Like most events, the discussion was not nearly as black and white, or as contentious, as the title made it out to be—the two contenders were mostly talking on different wavelengths. Professor Davidson provided specific examples of the blogs she enjoys and the services they perform, and a personal perspective into how blogging, and internet technology in general, improves her literary life.  An avid reader of crime fiction, she can go online, mine a fellow enthusiast’s blog for information on obscure, small-press, high quality detective stories, and then order those books free of charge from BorrowDirect.

Professor Birkerts seemed to agree with his debate-mate’s points, but his own point was not so much about what blogs can do as what they can’t. For him, the central issue was “centrality,” and like the Empedoklean God, the blogosphere “is a circle of which the center is everywhere and the circumference is nowhere.” “There’s no place to stand from which to assess it,” Birkerts said. What we lack in the world of blogs, he argued, is a council of gatekeepers who will impose hierarchies and coherent voices upon the chaos.

This sort of literary gatekeeping is exactly what happens at entities like the New York and London Reviews of Books and the New York Times Book Review, and Birkerts lamented their hypothetical destruction in the wake of plummeting print advertising revenues and emoticon-using, short-attention-spanned youngsters.  

But I wonder: if the NYRB died tomorrow, what would really be lost? An authoritative literary arbiter, a weighty judge of the best and worst books of the day? Surely another arbiter could be constructed online by the people who contribute so much of the content to these rarefied publications: folks with PhDs and the writers they deem worthy (who are often one and the same). Why can’t this group of professors and successful writers, presumably earning a living wage at their day jobs, band together and submit their thoughts about the important literary issues of the day? They may even find enough success that the revenue from their website would cover whatever income they miss from their print writing gigs, and allow them to contract young, aspiring book critics to boot—maybe they can even get the academy to subsidize their project.

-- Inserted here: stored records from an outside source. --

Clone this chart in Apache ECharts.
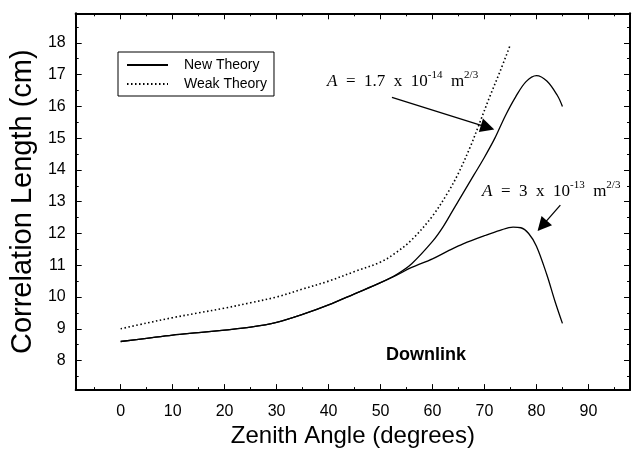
<!DOCTYPE html>
<html><head><meta charset="utf-8">
<script src="https://cdn.jsdelivr.net/npm/echarts@6/dist/echarts.min.js"></script>
<style>html,body{margin:0;padding:0;background:#fff}#c{width:632px;height:453px}</style>
</head><body><div id="c"></div>
<script>
// ---- data ----
const xTickValues = [0,10,20,30,40,50,60,70,80,90];
const xMinorValues = [-5,5,15,25,35,45,55,65,75,85,95];
const yTickValues = [8,9,10,11,12,13,14,15,16,17,18];
const yMinorValues = [7.5,8.5,9.5,10.5,11.5,12.5,13.5,14.5,15.5,16.5,17.5,18.5];

const newUpperX = [0,5,10,15,20,25,30,35,40,45,50,53,56,60,62,64,66,68,70,72,74,76,78,80,82,84,85];
const newUpperY = [8.6,8.7,8.8,8.88,8.96,9.05,9.2,9.45,9.75,10.1,10.45,10.7,11.05,11.75,12.2,12.75,13.3,13.85,14.4,15.0,15.7,16.3,16.78,16.97,16.8,16.35,16.0];

const newLowerX = [0,5,10,15,20,25,30,35,40,45,50,53,56,60,63,66,70,73,75.5,77,78.5,80,82,83.5,85];
const newLowerY = [8.6,8.7,8.8,8.88,8.96,9.05,9.2,9.45,9.75,10.1,10.45,10.68,10.93,11.2,11.45,11.68,11.93,12.1,12.2,12.18,12.0,11.6,10.7,9.9,9.17];

const weakX = [0,5,10,15,20,25,30,35,40,45,50,53,56,60,63,65,67.3,69,71.1,73,75];
const weakY = [9.0,9.18,9.35,9.5,9.65,9.82,10.0,10.25,10.5,10.8,11.1,11.4,11.8,12.55,13.3,13.9,14.74,15.45,16.34,17.1,17.95];

// annotation arrows (data coordinates: tail, head)
const arrow1 = [[52.2,16.28],[70.6,15.34]];
const arrow2 = [[84.6,12.89],[81.1,12.24]];

const legendNames = ['New Theory','Weak Theory'];
const annot1 = '{i|A}{n|  =  1.7  x  10}{s|-14}{n|  m}{s|2/3}';
const annot2 = '{i|A}{n|  =  3  x  10}{s|-13}{n|  m}{s|2/3}';
const label3 = 'Downlink';

const X_MIN = -8.65, X_MAX = 98, Y_MIN = 7.07, Y_MAX = 18.93;
const FONT = '"Liberation Sans", Arial, sans-serif';
const SERIF = '"Liberation Serif", "Times New Roman", serif';

function zip(xs, ys){ return xs.map((x,i)=>[x, ys[i]]); }

function xAx(pos, custom, len, labels, lineShow, extra){
  return Object.assign({
    type:'value', min:X_MIN, max:X_MAX, position:pos,
    axisLine:{show:lineShow, onZero:false, lineStyle:{color:'#000', width:2}},
    axisTick:{show:true, inside:true, length:len, customValues:custom, lineStyle:{color:'#000', width:1}},
    axisLabel:labels ? {show:true, customValues:custom, color:'#000', fontSize:16, fontFamily:FONT, margin:13} : {show:false},
    splitLine:{show:false}
  }, extra||{});
}
function yAx(pos, custom, len, labels, lineShow, extra){
  return Object.assign({
    type:'value', min:Y_MIN, max:Y_MAX, position:pos,
    axisLine:{show:lineShow, onZero:false, lineStyle:{color:'#000', width:2}},
    axisTick:{show:true, inside:true, length:len, customValues:custom, lineStyle:{color:'#000', width:1}},
    axisLabel:labels ? {show:true, customValues:custom, color:'#000', fontSize:16, fontFamily:FONT, margin:10} : {show:false},
    splitLine:{show:false}
  }, extra||{});
}
const richStyle = {
  i:{fontFamily:SERIF, fontStyle:'italic', fontSize:17, fill:'#000', verticalAlign:'bottom', lineHeight:20},
  n:{fontFamily:SERIF, fontSize:17, fill:'#000', verticalAlign:'bottom', lineHeight:20},
  s:{fontFamily:SERIF, fontSize:11, fill:'#000', verticalAlign:'top', lineHeight:12}
};

const chart = echarts.init(document.getElementById('c'), null, {renderer:'canvas'});
const arrowStyle = {color:'#000', width:1.3, type:'solid'};
chart.setOption({
  animation:false,
  backgroundColor:'#fff',
  grid:{left:75.5, right:2, top:13.3, bottom:56.5, containLabel:false},
  legend:{
    data:legendNames, orient:'vertical', left:118, top:52,
    itemWidth:41, itemHeight:14, itemGap:5,
    padding:[6,7,5,8],
    borderColor:'#000', borderWidth:1,
    itemStyle:{opacity:0},
    textStyle:{color:'#000', fontSize:14, fontFamily:FONT, padding:[0,0,0,11]},
    selectedMode:false
  },
  xAxis:[
    xAx('bottom', xTickValues, 6, true, true, {
      name:'Zenith Angle (degrees)', nameLocation:'middle', nameGap:32,
      nameTextStyle:{color:'#000', fontSize:24, fontFamily:FONT}
    }),
    xAx('bottom', xMinorValues, 3, false, false),
    xAx('top', xTickValues, 6, false, true),
    xAx('top', xMinorValues, 3, false, false)
  ],
  yAxis:[
    yAx('left', yTickValues, 6, true, true, {
      name:'Correlation Length (cm)', nameLocation:'middle', nameGap:36,
      nameTextStyle:{color:'#000', fontSize:29, fontFamily:FONT}
    }),
    yAx('left', yMinorValues, 3, false, false),
    yAx('right', yTickValues, 6, false, true),
    yAx('right', yMinorValues, 3, false, false)
  ],
  series:[
    {name:'New Theory', type:'line', data:zip(newUpperX,newUpperY), smooth:0.35, symbol:'none',
     lineStyle:{color:'#000', width:1.3}, itemStyle:{color:'#000'},
     markLine:{silent:true, symbol:['none','triangle'], symbolSize:14, label:{show:false},
       lineStyle:arrowStyle, itemStyle:{color:'#000'},
       data:[[{coord:arrow1[0]},{coord:arrow1[1]}],[{coord:arrow2[0]},{coord:arrow2[1]}]]}},
    {name:'New Theory', type:'line', data:zip(newLowerX,newLowerY), smooth:0.35, symbol:'none',
     lineStyle:{color:'#000', width:1.3}, itemStyle:{color:'#000'}},
    {name:'Weak Theory', type:'line', data:zip(weakX,weakY), smooth:0.35, symbol:'none',
     lineStyle:{color:'#000', width:1.6, type:[1.5,2.5]}, itemStyle:{color:'#000'}}
  ],
  graphic:[
    {type:'text', left:327, top:70, silent:true, style:{text:annot1, rich:richStyle}},
    {type:'text', left:482, top:180, silent:true, style:{text:annot2, rich:richStyle}},
    {type:'text', left:386, top:346, silent:true, style:{
      text:label3, fontFamily:FONT, fontWeight:'bold', fontSize:18, fill:'#000'}}
  ]
});
</script>
</body></html>
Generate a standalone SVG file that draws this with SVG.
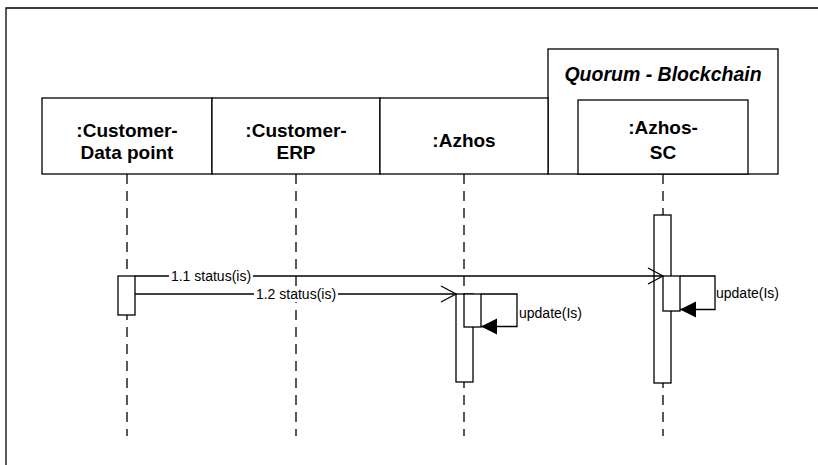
<svg xmlns="http://www.w3.org/2000/svg" width="818" height="465" viewBox="0 0 818 465">
<style>
.box{fill:#fff;stroke:#000;stroke-width:1.3}
.life{stroke:#000;stroke-width:1.3;stroke-dasharray:10,7;fill:none}
.hdr{font-family:"Liberation Sans",Arial,sans-serif;font-weight:bold;font-size:19px;text-anchor:middle;fill:#000}
.frm{font-family:"Liberation Sans",Arial,sans-serif;font-weight:bold;font-style:italic;font-size:19.5px;text-anchor:middle;fill:#000}
.msg{stroke:#000;stroke-width:1.3;fill:none}
.lbl{font-family:"Liberation Sans",Arial,sans-serif;font-size:14px;fill:#000}
.bg{fill:#fff}
</style>
<defs>
<marker id="open" markerWidth="18" markerHeight="18" refX="16" refY="9" orient="auto" markerUnits="userSpaceOnUse">
<path d="M1,1 L16,9 L1,17" fill="none" stroke="#000" stroke-width="1.3"/>
</marker>
<marker id="filled" markerWidth="18" markerHeight="18" refX="16" refY="8" orient="auto" markerUnits="userSpaceOnUse">
<path d="M0,0 L16,8 L0,16 Z" fill="#000"/>
</marker>
</defs>
<rect width="818" height="465" fill="#fff"/>
<path d="M6,465 V8 H818" fill="none" stroke="#000" stroke-width="1.3"/>

<g id="frame-quorum">
<rect class="box" x="548" y="49" width="230" height="125"/>
<text class="frm" x="663" y="81">Quorum - Blockchain</text>
</g>

<g id="lifelines">
<line class="life" x1="127" y1="174" x2="127" y2="436"/>
<line class="life" x1="296" y1="174" x2="296" y2="436"/>
<line class="life" x1="464" y1="174" x2="464" y2="436"/>
<line class="life" x1="663" y1="174" x2="663" y2="436"/>
</g>

<g id="node-customer-datapoint">
<rect class="box" x="42" y="98" width="170" height="76"/>
<text class="hdr" x="127" y="137">:Customer-</text>
<text class="hdr" x="127" y="159">Data point</text>
<rect class="box" x="118" y="276" width="17" height="39"/>
</g>

<g id="node-customer-erp">
<rect class="box" x="212" y="98" width="168" height="76"/>
<text class="hdr" x="296" y="137">:Customer-</text>
<text class="hdr" x="296" y="159">ERP</text>
</g>

<g id="node-azhos">
<rect class="box" x="380" y="98" width="168" height="76"/>
<text class="hdr" x="464" y="147">:Azhos</text>
<rect class="box" x="456" y="294" width="17" height="88"/>
<rect class="box" x="464" y="294" width="17" height="33"/>
</g>

<g id="node-azhos-sc">
<rect class="box" x="578" y="100" width="170" height="74"/>
<text class="hdr" x="663" y="134">:Azhos-</text>
<text class="hdr" x="663" y="159">SC</text>
<rect class="box" x="654" y="215" width="17" height="168"/>
<rect class="box" x="663" y="276" width="17" height="35"/>
</g>

<g id="connectors">
<line class="msg" x1="135" y1="276" x2="663" y2="276" marker-end="url(#open)"/>
<rect class="bg" x="169" y="268" width="84" height="16"/>
<text class="lbl" x="211" y="281" text-anchor="middle">1.1 status(is)</text>
<line class="msg" x1="135" y1="294" x2="456" y2="294" marker-end="url(#open)"/>
<rect class="bg" x="254" y="286" width="84" height="16"/>
<text class="lbl" x="296" y="299" text-anchor="middle">1.2 status(is)</text>
<path class="msg" d="M481,294 H517 V326.5 H481" marker-end="url(#filled)"/>
<text class="lbl" x="519" y="318">update(Is)</text>
<path class="msg" d="M680,276 H715 V309.5 H680" marker-end="url(#filled)"/>
<text class="lbl" x="716" y="298">update(Is)</text>
</g>
</svg>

What’s missing in my picture is the editors, and so the heart of the blogosphere matter, and the place where the two debaters had genuinely differing opinions, is editing. Birkerts, a widely published critic, is in favor of educated people putting other educated people’s massive review-essays through the intellectual wringer, through the first draft and the second draft and the first galleys and the second galleys. Professor Davidson, while a fan of the long-form book review, and a woman who has written some herself, had this to say: “I realize this puts me in the culture of instant gratification, but blogging is the enjoyable part. It lets you talk about one book without sinking all the resources that could be spent reading another book.” Spoken like a blogger, and a lover of literature.




  1. wonderful  

    well written

  2. derrida  

    the center is not the center.

    that's deep.

  3. who  

    organized this? Roosevelet Institution?

  4. come on  

    philolexian already debated "resolved: blogging is a bigger threat to our society than AIDS"

  5. hardcore

    this was a thoughtful, informative piece. Kudos, PBB, Kudos.